Should Ukrainians stop speaking Russian?

Kim Reczek

A young woman called Lyudmila walks into a cafe in Odessa, the southern Ukrainian city. Her phone is switched on and the camera set to record mode. She approaches the owner and asks for service in Ukrainian.

He declines. He says his Ukrainian language skills are poor. When she insists he makes excuses, then tells her the cafe is closed, and finally asks her to leave. But unbeknownst to the owner, Lyudmila is a member of a small Ukrainian-language vigilante group.

The group, who call themselves ‘Getting on your Nerves’, has made it their business to turn this Russophone city, founded in 1796 by Catherine the Great, into a Ukrainian-speaking one, one small intervention at a time.

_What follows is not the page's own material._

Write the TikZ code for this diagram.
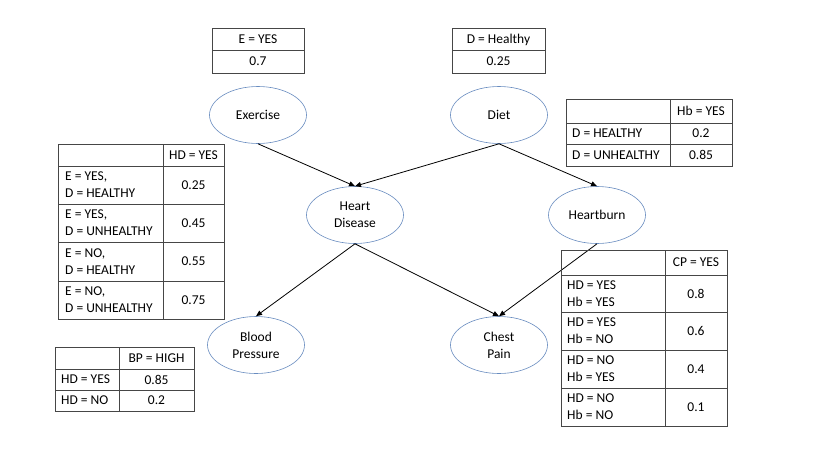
\documentclass[tikz,border=0pt]{standalone}
\usepackage{fontspec}
\setmainfont{Carlito}
\usetikzlibrary{shapes.geometric,arrows.meta}
\definecolor{ellblue}{RGB}{104,140,192}
\definecolor{tblgray}{RGB}{70,70,70}
\begin{document}
\begin{tikzpicture}[x=1pt,y=-1pt,
  font=\fontsize{13.5}{17}\selectfont,
  bn/.style={ellipse, draw=ellblue, line width=0.6pt, minimum width=97pt, minimum height=57pt, inner sep=0pt, align=center},
  tbl/.style={draw=tblgray, line width=0.9pt},
  cell/.style={inner sep=0pt, anchor=center},
  lcell/.style={inner sep=0pt, anchor=west, align=left},
  arr/.style={-{Triangle[length=6pt,width=5pt]}, line width=0.8pt}]
\useasboundingbox[fill=white] (0,0) rectangle (816,464);

% nodes
\node[bn] (ex) at (258,115) {Exercise};
\node[bn] (di) at (499,115) {Diet};
\node[bn] (hd) at (355,215) {Heart\\Disease};
\node[bn] (hb) at (597,215) {Heartburn};
\node[bn] (bp) at (256,345) {Blood\\Pressure};
\node[bn] (cp) at (499,345) {Chest\\Pain};

% edges
\draw[arr] (ex.south) -- (hd.north);
\draw[arr] (di.south) -- (hd.north);
\draw[arr] (di.south) -- (hb.north);
\draw[arr] (hd.south) -- (bp.north);
\draw[arr] (hd.south) -- (cp.north);
\draw[arr] (hb.south) -- (cp.north);

% table E
\draw[tbl] (212,28) rectangle (304,73);
\draw[tbl] (212,50) -- (304,50);
\node[cell] (e1) at (258,39.5) {E = YES};
\node[cell] (e2) at (258,61.5) {0.7};

% table D
\draw[tbl] (452,28) rectangle (545,73);
\draw[tbl] (452,50) -- (545,50);
\node[cell] (d1) at (498.5,39.5) {D = Healthy};
\node[cell] (d2) at (498.5,61.5) {0.25};

% table HD
\draw[tbl] (58,144) rectangle (224,319);
\draw[tbl] (163,144) -- (163,319);
\foreach \yy in {166,204,242,281} \draw[tbl] (58,\yy) -- (224,\yy);
\node[cell] (h0) at (193.5,155) {HD = YES};
\node[lcell] (h1l) at (65,185) {E = YES,\\D = HEALTHY};
\node[cell] (h1r) at (193.5,185) {0.25};
\node[lcell] (h2l) at (65,223) {E = YES,\\D = UNHEALTHY};
\node[cell] (h2r) at (193.5,223) {0.45};
\node[lcell] (h3l) at (65,261.5) {E = NO,\\D = HEALTHY};
\node[cell] (h3r) at (193.5,261.5) {0.55};
\node[lcell] (h4l) at (65,300) {E = NO,\\D = UNHEALTHY};
\node[cell] (h4r) at (193.5,300) {0.75};

% table Hb
\draw[tbl] (566,99) rectangle (732,166);
\draw[tbl] (670,99) -- (670,166);
\foreach \yy in {123,144} \draw[tbl] (566,\yy) -- (732,\yy);
\node[cell] (b0) at (701,111) {Hb = YES};
\node[lcell] (b1l) at (572,133.5) {D = HEALTHY};
\node[cell] (b1r) at (701,133.5) {0.2};
\node[lcell] (b2l) at (572,155) {D = UNHEALTHY};
\node[cell] (b2r) at (701,155) {0.85};

% table CP
\draw[tbl] (561,250) rectangle (727,426);
\draw[tbl] (665,250) -- (665,426);
\foreach \yy in {275,312,350,388} \draw[tbl] (561,\yy) -- (727,\yy);
\node[cell] (c0) at (696,262.5) {CP = YES};
\node[lcell] (c1l) at (567,293.5) {HD = YES\\Hb = YES};
\node[cell] (c1r) at (696,293.5) {0.8};
\node[lcell] (c2l) at (567,331) {HD = YES\\Hb = NO};
\node[cell] (c2r) at (696,331) {0.6};
\node[lcell] (c3l) at (567,369) {HD = NO\\Hb = YES};
\node[cell] (c3r) at (696,369) {0.4};
\node[lcell] (c4l) at (567,407) {HD = NO\\Hb = NO};
\node[cell] (c4r) at (696,407) {0.1};

% table BP
\draw[tbl] (55,347) rectangle (194,411);
\draw[tbl] (119,347) -- (119,411);
\foreach \yy in {369,390} \draw[tbl] (55,\yy) -- (194,\yy);
\node[cell] (p0) at (156.5,358) {BP = HIGH};
\node[lcell] (p1l) at (61,379.5) {HD = YES};
\node[cell] (p1r) at (156.5,379.5) {0.85};
\node[lcell] (p2l) at (61,400.5) {HD = NO};
\node[cell] (p2r) at (156.5,400.5) {0.2};
\end{tikzpicture}
\end{document}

Backing them up is a law, passed in 2021, that stipulates that service personnel throughout the country address and serve their patrons in Ukrainian, and only switch to Russian if that is their client’s preference.

In this case the cafe owner was reported to the authorities and soon backed down, avoiding a €200 fine. Film taken of the incident, meanwhile, shared on Tiktok, went viral among locals, ensuring that many more got the message.

The incident may count as a minor one in a country where entire cities are being reduced to rubble in artillery duels in the east.

But it represents just one small salvo in a parallel war for the heart and soul of Ukraine that is being fought in cafes, shops and restaurants throughout the country.

In Kyiv, clerics are at each other’s throats over control of church property and congregations. A minority still cleave to Moscow for spiritual guidance but most now ally with the homegrown Ukrainian Orthodox Church.

In Lviv, for centuries a Polish town, Ukrainian culture is being promoted and celebrated in everything from music to the veneration of controversial nationalist leaders of the past.